- **MATERIAL**:
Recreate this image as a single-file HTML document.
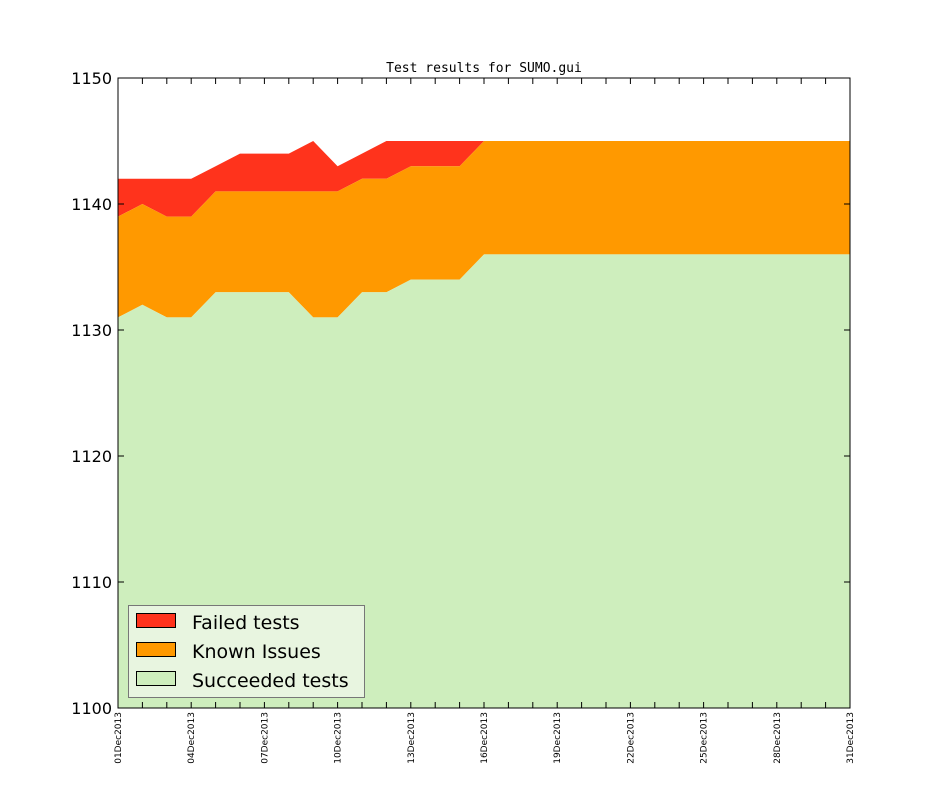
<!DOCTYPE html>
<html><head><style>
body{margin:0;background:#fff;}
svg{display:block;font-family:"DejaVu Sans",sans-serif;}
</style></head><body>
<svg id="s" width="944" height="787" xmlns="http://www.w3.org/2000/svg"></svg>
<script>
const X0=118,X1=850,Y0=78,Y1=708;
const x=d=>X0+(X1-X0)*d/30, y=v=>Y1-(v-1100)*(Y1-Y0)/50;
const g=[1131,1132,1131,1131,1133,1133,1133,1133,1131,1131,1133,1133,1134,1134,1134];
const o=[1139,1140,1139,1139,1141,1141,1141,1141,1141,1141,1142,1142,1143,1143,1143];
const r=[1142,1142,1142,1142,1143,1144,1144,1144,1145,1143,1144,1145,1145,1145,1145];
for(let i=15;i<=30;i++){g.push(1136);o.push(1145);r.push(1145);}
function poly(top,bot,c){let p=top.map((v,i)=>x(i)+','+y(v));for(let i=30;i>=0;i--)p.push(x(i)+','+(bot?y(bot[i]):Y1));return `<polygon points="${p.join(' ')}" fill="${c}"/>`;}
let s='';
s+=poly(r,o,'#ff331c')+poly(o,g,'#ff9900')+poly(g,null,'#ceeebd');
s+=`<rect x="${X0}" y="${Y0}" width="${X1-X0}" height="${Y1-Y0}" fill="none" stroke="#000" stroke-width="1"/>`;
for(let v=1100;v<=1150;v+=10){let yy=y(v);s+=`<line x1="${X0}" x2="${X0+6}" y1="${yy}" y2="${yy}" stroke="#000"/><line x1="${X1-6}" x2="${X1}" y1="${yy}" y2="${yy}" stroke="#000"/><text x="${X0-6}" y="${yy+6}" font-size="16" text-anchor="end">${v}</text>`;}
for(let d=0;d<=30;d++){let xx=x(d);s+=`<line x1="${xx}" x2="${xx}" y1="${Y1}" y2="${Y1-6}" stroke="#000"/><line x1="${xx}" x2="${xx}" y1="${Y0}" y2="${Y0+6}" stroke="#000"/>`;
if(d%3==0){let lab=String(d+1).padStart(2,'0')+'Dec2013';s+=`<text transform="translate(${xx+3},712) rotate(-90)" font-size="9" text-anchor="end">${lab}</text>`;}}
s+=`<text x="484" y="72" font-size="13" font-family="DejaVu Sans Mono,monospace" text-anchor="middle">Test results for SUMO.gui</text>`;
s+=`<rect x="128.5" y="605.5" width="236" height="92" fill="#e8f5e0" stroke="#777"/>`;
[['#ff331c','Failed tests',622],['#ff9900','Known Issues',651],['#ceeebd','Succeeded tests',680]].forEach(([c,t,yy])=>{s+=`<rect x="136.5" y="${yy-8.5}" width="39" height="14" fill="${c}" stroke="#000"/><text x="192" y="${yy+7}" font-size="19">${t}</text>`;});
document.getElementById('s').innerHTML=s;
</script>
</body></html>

- **TASK PROMPT**:
Repeat the material verbatim. Do not carry over any picture.

- **EXERCISE SOLUTION**:
Recreate this image as a single-file HTML document.
<!DOCTYPE html>
<html><head><style>
body{margin:0;background:#fff;}
svg{display:block;font-family:"DejaVu Sans",sans-serif;}
</style></head><body>
<svg id="s" width="944" height="787" xmlns="http://www.w3.org/2000/svg"></svg>
<script>
const X0=118,X1=850,Y0=78,Y1=708;
const x=d=>X0+(X1-X0)*d/30, y=v=>Y1-(v-1100)*(Y1-Y0)/50;
const g=[1131,1132,1131,1131,1133,1133,1133,1133,1131,1131,1133,1133,1134,1134,1134];
const o=[1139,1140,1139,1139,1141,1141,1141,1141,1141,1141,1142,1142,1143,1143,1143];
const r=[1142,1142,1142,1142,1143,1144,1144,1144,1145,1143,1144,1145,1145,1145,1145];
for(let i=15;i<=30;i++){g.push(1136);o.push(1145);r.push(1145);}
function poly(top,bot,c){let p=top.map((v,i)=>x(i)+','+y(v));for(let i=30;i>=0;i--)p.push(x(i)+','+(bot?y(bot[i]):Y1));return `<polygon points="${p.join(' ')}" fill="${c}"/>`;}
let s='';
s+=poly(r,o,'#ff331c')+poly(o,g,'#ff9900')+poly(g,null,'#ceeebd');
s+=`<rect x="${X0}" y="${Y0}" width="${X1-X0}" height="${Y1-Y0}" fill="none" stroke="#000" stroke-width="1"/>`;
for(let v=1100;v<=1150;v+=10){let yy=y(v);s+=`<line x1="${X0}" x2="${X0+6}" y1="${yy}" y2="${yy}" stroke="#000"/><line x1="${X1-6}" x2="${X1}" y1="${yy}" y2="${yy}" stroke="#000"/><text x="${X0-6}" y="${yy+6}" font-size="16" text-anchor="end">${v}</text>`;}
for(let d=0;d<=30;d++){let xx=x(d);s+=`<line x1="${xx}" x2="${xx}" y1="${Y1}" y2="${Y1-6}" stroke="#000"/><line x1="${xx}" x2="${xx}" y1="${Y0}" y2="${Y0+6}" stroke="#000"/>`;
if(d%3==0){let lab=String(d+1).padStart(2,'0')+'Dec2013';s+=`<text transform="translate(${xx+3},712) rotate(-90)" font-size="9" text-anchor="end">${lab}</text>`;}}
s+=`<text x="484" y="72" font-size="13" font-family="DejaVu Sans Mono,monospace" text-anchor="middle">Test results for SUMO.gui</text>`;
s+=`<rect x="128.5" y="605.5" width="236" height="92" fill="#e8f5e0" stroke="#777"/>`;
[['#ff331c','Failed tests',622],['#ff9900','Known Issues',651],['#ceeebd','Succeeded tests',680]].forEach(([c,t,yy])=>{s+=`<rect x="136.5" y="${yy-8.5}" width="39" height="14" fill="${c}" stroke="#000"/><text x="192" y="${yy+7}" font-size="19">${t}</text>`;});
document.getElementById('s').innerHTML=s;
</script>
</body></html>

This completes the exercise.